** Begin INPUT FOR THIS TASK **
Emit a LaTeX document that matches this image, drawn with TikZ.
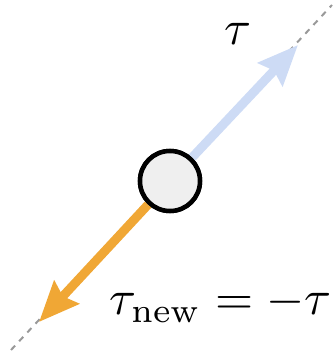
\documentclass[tikz,border=0pt]{standalone}
\usetikzlibrary{arrows.meta}
\definecolor{taublue}{HTML}{CDDBF5}
\definecolor{tauorange}{HTML}{F0A735}
\definecolor{ballgray}{HTML}{EFEFEF}
\definecolor{axisgray}{HTML}{999999}
\tikzset{
  axisline/.style={draw=axisgray, line width=2pt, dash pattern=on 6pt off 6pt},
  vecarrow/.style={line width=9pt, -{Stealth[length=40pt, width=33pt, inset=5pt]}},
  ball/.style={circle, draw=black, line width=4.5pt, fill=ballgray, minimum size=60pt, inner sep=0pt},
  lab/.style={inner sep=0pt, scale=4.9, transform shape}
}
\begin{document}
\begin{tikzpicture}[x=1pt, y=1pt]
\useasboundingbox (0,0) rectangle (332,353);
\coordinate (a1) at (11,3);
\coordinate (a2) at (332,348);
\draw[axisline] (a1) -- (a2);
\node[ball] (c) at (170,172) {};
\coordinate (tb) at (298,308);
\coordinate (to) at (39,31);
\draw[vecarrow, draw=taublue, fill=taublue] (c) -- (tb);
\draw[vecarrow, draw=tauorange, fill=tauorange] (c) -- (to);
\node[ball] at (c) {};
\node[lab, anchor=base west] (t1) at (224,308) {$\tau$};
\node[lab, anchor=base west] (t2) at (109,38) {$\tau_{\mathrm{new}} = -\tau$};
\end{tikzpicture}
\end{document}
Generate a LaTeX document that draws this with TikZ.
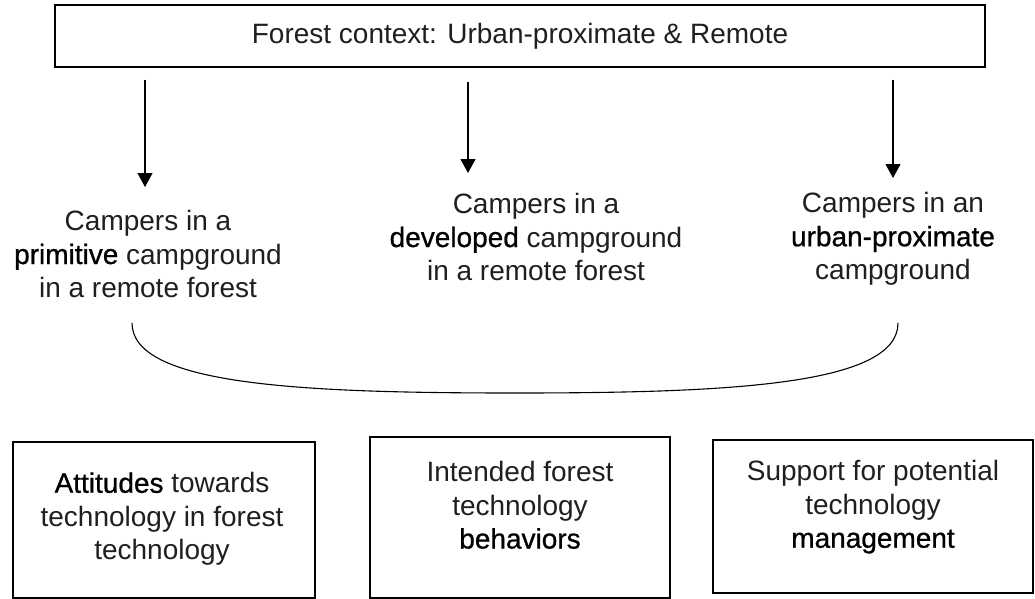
** End INPUT FOR THIS TASK **
* _WHAT YOU HAVE TO DO_: Leave the pictures out, and transcribe each of the records exactly.

* _TASK RESULT_:
Emit a LaTeX document that matches this image, drawn with TikZ.
\documentclass[tikz,border=0pt]{standalone}
\usetikzlibrary{arrows.meta}
\definecolor{taublue}{HTML}{CDDBF5}
\definecolor{tauorange}{HTML}{F0A735}
\definecolor{ballgray}{HTML}{EFEFEF}
\definecolor{axisgray}{HTML}{999999}
\tikzset{
  axisline/.style={draw=axisgray, line width=2pt, dash pattern=on 6pt off 6pt},
  vecarrow/.style={line width=9pt, -{Stealth[length=40pt, width=33pt, inset=5pt]}},
  ball/.style={circle, draw=black, line width=4.5pt, fill=ballgray, minimum size=60pt, inner sep=0pt},
  lab/.style={inner sep=0pt, scale=4.9, transform shape}
}
\begin{document}
\begin{tikzpicture}[x=1pt, y=1pt]
\useasboundingbox (0,0) rectangle (332,353);
\coordinate (a1) at (11,3);
\coordinate (a2) at (332,348);
\draw[axisline] (a1) -- (a2);
\node[ball] (c) at (170,172) {};
\coordinate (tb) at (298,308);
\coordinate (to) at (39,31);
\draw[vecarrow, draw=taublue, fill=taublue] (c) -- (tb);
\draw[vecarrow, draw=tauorange, fill=tauorange] (c) -- (to);
\node[ball] at (c) {};
\node[lab, anchor=base west] (t1) at (224,308) {$\tau$};
\node[lab, anchor=base west] (t2) at (109,38) {$\tau_{\mathrm{new}} = -\tau$};
\end{tikzpicture}
\end{document}
Generate a LaTeX document that draws this with TikZ.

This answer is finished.